Redesign Your Work Week: Three Questions for Neurodivergent Brains

A diptych showing a stressed person in a chaotic meeting versus the same person calm and confident presenting visuals in an organised meeting.

Welcome! If traditional meetings leave your brain feeling scrambled, you're not alone. Many neurodivergent thinkers find that standard work structures simply don't fit how they process information best. The good news? A few simple questions can transform your work week from exhausting to energising. Let's explore three powerful reflections that help you redesign work around how you actually think.

How Could Meetings Rely Less on Talking?

That chaotic meeting where everyone talks over each other? It doesn't have to be your reality. The truth is, verbal-heavy meetings create unnecessary cognitive load for many brains. You can ask for adjustments that make information easier to absorb:

  • Request written agendas sent in advance so you can prepare your thoughts
  • Ask for key points to be captured in shared notes or on a whiteboard
  • Suggest visual aids like simple diagrams to support spoken explanations
  • Advocate for quieter, smaller meetings when possible

These aren't 'special accommodations'—they're smart communication practices that benefit everyone. Even one small shift can unlock significantly better focus and participation for you.

If Money Wasn't the Reason, What Would You Work On?

This question isn't about quitting your job tomorrow. It's about rediscovering what genuinely motivates you beyond the monthly salary. Perhaps you'd focus on more creative projects, work at a different pace, or tackle challenges that feel personally meaningful. The insight here is gold: even if you can't completely change careers right now, you can often nudge your current role towards what lights you up.
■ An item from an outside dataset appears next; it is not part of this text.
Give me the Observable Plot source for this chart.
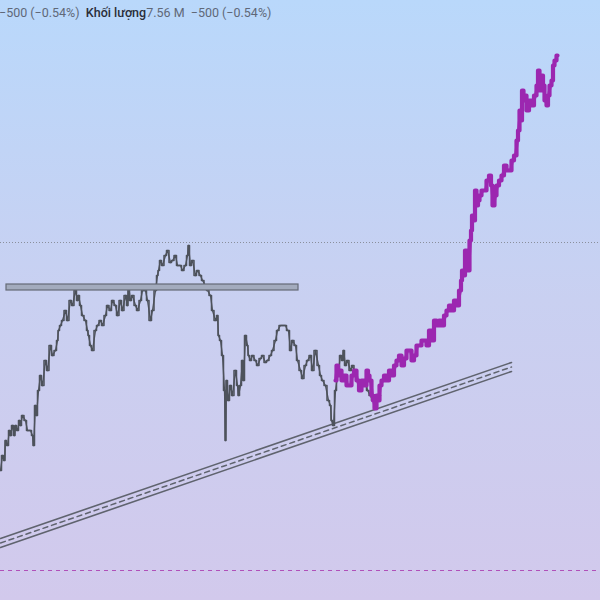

Could you volunteer for a project that excites you? Can you reshape one aspect of your job to include more of what you love? Maybe it's mentoring others, problem-solving independently, or working with your hands. When you identify your deeper 'why', you create a compass that guides small, achievable changes in your daily work life.

What Does Success Really Look Like for You?

Here's a liberating truth: your version of success doesn't have to match anyone else's definition. Traditional career ladders and conventional milestones might not resonate with how you measure a life well-lived. For many neurodivergent thinkers, success looks like:

  • Understanding yourself better and working with your brain, not against it
  • Making a genuine difference in your community or field
  • Maintaining your wellbeing whilst doing meaningful work
  • Building a career path that honours your unique strengths and needs

Name your personal definition of success clearly. Write it down. When you know what you're genuinely aiming for, you can make intentional choices that move you closer, rather than chasing someone else's goals.

These three questions form a simple but powerful audit of your work life. They help you identify where your brain is struggling unnecessarily and where you can create better alignment. Supporting your neurodivergent thinking patterns isn't about lowering standards—it's about working smarter with how you're naturally wired.